PROMPT.
The lines from the top of the material below through the line containing "import plotly.graph_objects as go" are to be printed exactly, with pictures omitted.

COLLECTED DATA.
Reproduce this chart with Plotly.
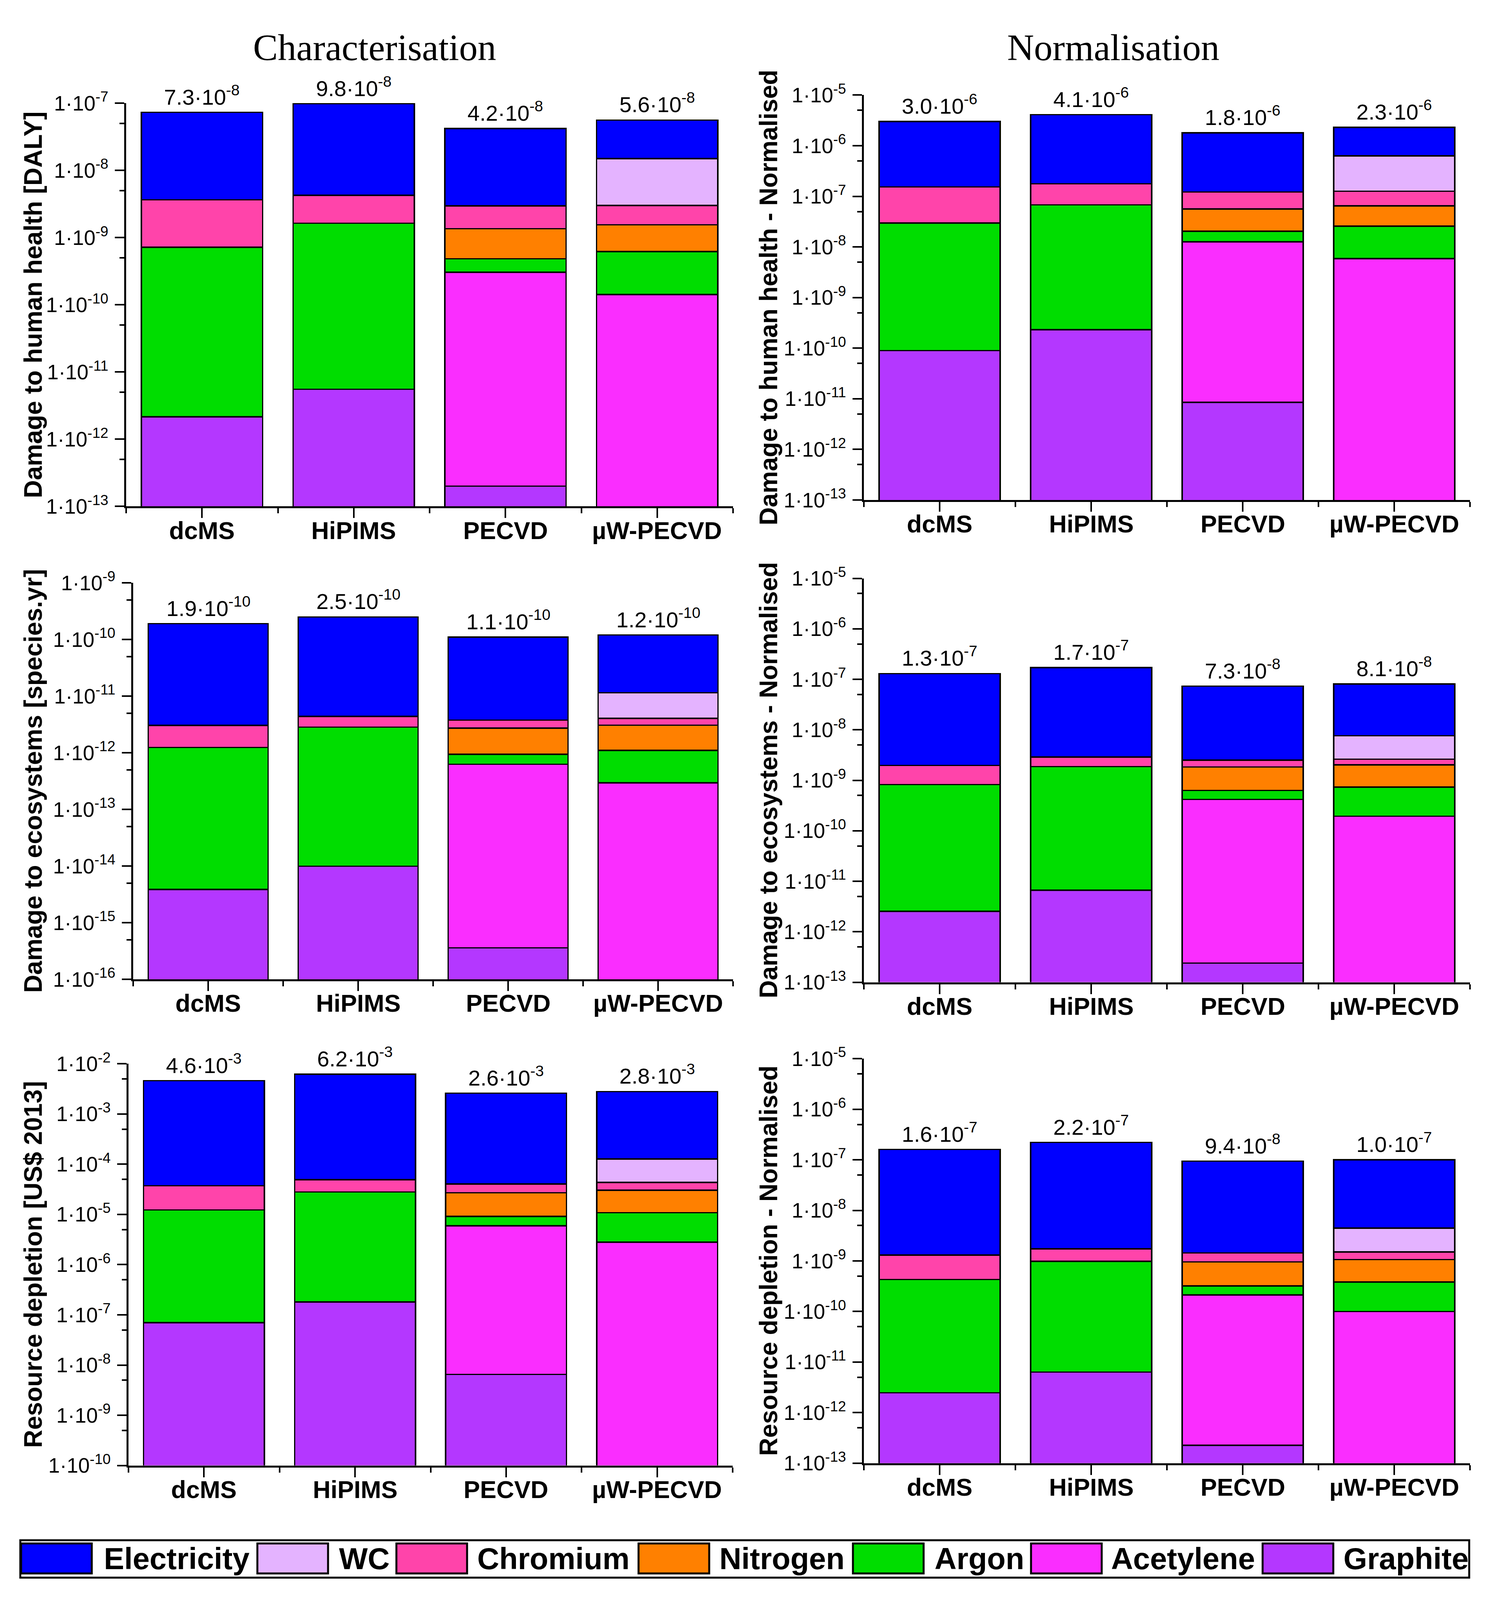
import numpy as np
import plotly.graph_objects as go

# ---------------- data ----------------
processes = ["dcMS", "HiPIMS", "PECVD", "µW-PECVD"]
# stack order, bottom -> top
components = ["Graphite", "Acetylene", "Argon", "Nitrogen", "Chromium", "WC", "Electricity"]
legend_order = ["Electricity", "WC", "Chromium", "Nitrogen", "Argon", "Acetylene", "Graphite"]
colors = {
    "Electricity": "#0000FF",
    "WC": "#E4B3FF",
    "Chromium": "#FF44AA",
    "Nitrogen": "#FF8000",
    "Argon": "#00DD00",
    "Acetylene": "#FA2DFF",
    "Graphite": "#B437FF",
}

# cumulative top of each segment (stack order above), one row per process; None = component absent
health_char = [
    [2.16e-12, None, 7.2e-10, None, 3.66e-9, None, 7.3e-8],
    [5.55e-12, None, 1.64e-9, None, 4.25e-9, None, 9.8e-8],
    [2.0e-13, 3.05e-10, 4.84e-10, 1.36e-9, 2.96e-9, None, 4.2e-8],
    [None, 1.42e-10, 6.18e-10, 1.55e-9, 3.0e-9, 1.5e-8, 5.6e-8],
]
health_norm = [
    [8.97e-11, None, 2.97e-8, None, 1.54e-7, None, 3.0e-6],
    [2.31e-10, None, 6.76e-8, None, 1.77e-7, None, 4.1e-6],
    [8.5e-12, 1.26e-8, 2.05e-8, 5.61e-8, 1.22e-7, None, 1.8e-6],
    [None, 5.9e-9, 2.58e-8, 6.46e-8, 1.26e-7, 6.33e-7, 2.3e-6],
]
eco_char = [
    [3.86e-15, None, 1.24e-12, None, 3.05e-12, None, 1.9e-10],
    [9.9e-15, None, 2.83e-12, None, 4.38e-12, None, 2.5e-10],
    [3.6e-16, 6.27e-13, 9.37e-13, 2.72e-12, 3.77e-12, None, 1.1e-10],
    [None, 2.96e-13, 1.10e-12, 3.08e-12, 4.06e-12, 1.15e-11, 1.2e-10],
]
eco_norm = [
    [2.55e-12, None, 8.2e-10, None, 1.97e-9, None, 1.3e-7],
    [6.65e-12, None, 1.86e-9, None, 2.88e-9, None, 1.7e-7],
    [2.4e-13, 4.18e-10, 6.28e-10, 1.83e-9, 2.5e-9, None, 7.3e-8],
    [None, 1.95e-10, 7.33e-10, 2.02e-9, 2.61e-9, 7.6e-9, 8.1e-8],
]
res_char = [
    [6.97e-8, None, 1.23e-5, None, 3.71e-5, None, 4.6e-3],
    [1.8e-7, None, 2.79e-5, None, 4.92e-5, None, 6.2e-3],
    [6.53e-9, 5.96e-6, 9.12e-6, 2.71e-5, 4.03e-5, None, 2.6e-3],
    [None, 2.81e-6, 1.08e-5, 3.04e-5, 4.34e-5, 1.27e-4, 2.8e-3],
]
res_norm = [
    [2.47e-12, None, 4.3e-10, None, 1.31e-9, None, 1.6e-7],
    [6.34e-12, None, 9.86e-10, None, 1.73e-9, None, 2.2e-7],
    [2.26e-13, 2.13e-10, 3.2e-10, 9.6e-10, 1.44e-9, None, 9.4e-8],
    [None, 9.95e-11, 3.84e-10, 1.06e-9, 1.5e-9, 4.44e-9, 1.0e-7],
]

y_titles = [
    "Damage to human health [DALY]", "Damage to human health - Normalised",
    "Damage to ecosystems [species.yr]", "Damage to ecosystems - Normalised",
    "Resource depletion [US$ 2013]", "Resource depletion - Normalised",
]
y_ranges = [(-13, -7), (-13, -5), (-16, -9), (-13, -5), (-10, -2), (-13, -5)]
col_titles = ["Characterisation", "Normalisation"]

# ---------------- layout geometry (reference pixels -> paper fractions) ----------------
W, H = 3805, 4881
def px(x):
    return x / W
def py(y):
    return 1 - y / H

# (left, right) of each plot area, in reference pixels
x_px = [(323, 1877), (2212, 3764), (341, 1877), (2212, 3764), (329, 1876), (2212, 3764)]
# (top, bottom) of each plot area, in reference pixels
y_px = [(274, 1525), (249, 1505), (1762, 2992), (1748, 3001), (3254, 4500), (3238, 4493)]
ytitle_x = [px(85), px(1968)]

SANS = "Liberation Sans, Arial, sans-serif"
SERIF = "Palatino Linotype, Book Antiqua, Liberation Serif, serif"

panels = [health_char, health_norm, eco_char, eco_norm, res_char, res_norm]

fig = go.Figure()
annotations = []
shapes = []

def sci_label(v, lead=None):
    e = int(np.floor(np.log10(v) + 1e-9))
    m = v / 10 ** e
    mant = f"{m:.1f}" if lead is None else lead
    return f"{mant}·10<sup>{e}</sup>"

xpos = list(range(len(processes)))

for i, tops in enumerate(panels):
    n = i + 1
    xa = "x" if n == 1 else f"x{n}"
    ya = "y" if n == 1 else f"y{n}"
    col = i % 2
    prev = [0.0] * len(processes)
    for c, comp in enumerate(components):
        vals = []
        for p in range(len(processes)):
            t = tops[p][c]
            if t is None:
                vals.append(None)
            else:
                vals.append(t - prev[p])
                prev[p] = t
        fig.add_trace(go.Bar(
            x=xpos, y=vals, xaxis=xa, yaxis=ya, width=0.8, name=comp,
            marker=dict(color=colors[comp], line=dict(color="black", width=3.5)),
            showlegend=False, hoverinfo="skip",
        ))
    # totals above bars
    for p in range(len(processes)):
        total = tops[p][-1]
        annotations.append(dict(
            x=xpos[p], y=np.log10(total), xref=xa, yref=ya,
            text=sci_label(total), showarrow=False, yanchor="bottom", yshift=6,
            font=dict(family=SANS, size=56, color="black"),
        ))
    # category labels below the axis
    top_px, bot_px = y_px[i]
    for p in range(len(processes)):
        annotations.append(dict(
            x=xpos[p], y=py(bot_px + 74), xref=xa, yref="paper",
            text=processes[p], showarrow=False, xanchor="center", yanchor="middle",
            font=dict(family=SANS, size=63, color="black", weight="bold"),
        ))
    lo, hi = y_ranges[i]
    axis_y = dict(
        type="log", range=[lo, hi], domain=[py(bot_px), py(top_px)], anchor=xa,
        tickmode="array",
        tickvals=[10.0 ** k for k in range(lo, hi + 1)],
        ticktext=[sci_label(10.0 ** k, lead="1") for k in range(lo, hi + 1)],
        ticks="outside", ticklen=24, tickwidth=4, tickcolor="black",
        showline=True, linecolor="black", linewidth=5, showgrid=False, zeroline=False,
        tickfont=dict(family=SANS, size=53, color="black"),
        ticklabelstandoff=6,
        minor=dict(tickmode="array", tickvals=[5 * 10.0 ** k for k in range(lo, hi)],
                   ticks="outside", ticklen=12, tickwidth=4, tickcolor="black", showgrid=False),
    )
    axis_x = dict(
        range=[-0.5, len(processes) - 0.5], domain=[px(x_px[i][0]), px(x_px[i][1])], anchor=ya,
        tickmode="array", tickvals=xpos, showticklabels=False,
        ticks="outside", ticklen=25, tickwidth=4, tickcolor="black",
        showline=True, linecolor="black", linewidth=5, showgrid=False, zeroline=False,
        minor=dict(tickmode="array", tickvals=[k - 0.5 for k in range(len(processes) + 1)],
                   ticks="outside", ticklen=13, tickwidth=4, tickcolor="black", showgrid=False),
    )
    fig.layout[("xaxis" if n == 1 else f"xaxis{n}")] = axis_x
    fig.layout[("yaxis" if n == 1 else f"yaxis{n}")] = axis_y
    # y axis title
    annotations.append(dict(
        x=ytitle_x[col], y=py((top_px + bot_px) / 2), xref="paper", yref="paper",
        text=y_titles[i], textangle=-90, showarrow=False, xanchor="center", yanchor="middle",
        font=dict(family=SANS, size=64, color="black", weight="bold"),
    ))

# column titles
for col, t in enumerate(col_titles):
    annotations.append(dict(
        x=[px(959), px(2851)][col], y=py(102), xref="paper", yref="paper", text=t,
        showarrow=False, xanchor="center", yanchor="middle",
        font=dict(family=SERIF, size=95, color="black"),
    ))

# legend (drawn manually to reproduce the wide swatches)
shapes.append(dict(type="rect", xref="paper", yref="paper",
                   x0=px(52), x1=px(3762), y0=py(4848), y1=py(4732),
                   line=dict(color="black", width=5), fillcolor="white", layer="below"))
sw_x = [54, 659, 1015, 1635, 2184, 2640, 3233]
tx_x = [264, 866, 1220, 1840, 2391, 2843, 3438]
for k, comp in enumerate(legend_order):
    shapes.append(dict(type="rect", xref="paper", yref="paper",
                       x0=px(sw_x[k]), x1=px(sw_x[k] + 181), y0=py(4835), y1=py(4742),
                       line=dict(color="black", width=5), fillcolor=colors[comp]))
    annotations.append(dict(
        x=px(tx_x[k]), y=py(4789), xref="paper", yref="paper", text=comp,
        showarrow=False, xanchor="left", yanchor="middle",
        font=dict(family=SANS, size=78, color="black", weight="bold"),
    ))

fig.update_layout(
    width=W, height=H, margin=dict(l=0, r=0, t=0, b=0),
    paper_bgcolor="white", plot_bgcolor="white",
    barmode="stack", bargap=0.2,
    annotations=annotations, shapes=shapes,
    showlegend=False,
)

# fit the figure to the actual browser viewport so nothing falls below the fold
fit_js = (
    "document.documentElement.style.margin='0';"
    "document.body.style.margin='0';"
    "document.body.style.overflow='hidden';"
    "var gd=document.getElementById('{plot_id}');"
    "var w=window.innerWidth, h=window.innerHeight;"
    "if(w>0 && h>0 && (w!==%d || h!==%d)){Plotly.relayout(gd,{width:w,height:h});}" % (W, H)
)

fig.write_html("out.html", config={"displayModeBar": False}, post_script=fit_js)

OUTPUT FOR THIS TASK.
Reproduce this chart with Plotly.
import numpy as np
import plotly.graph_objects as go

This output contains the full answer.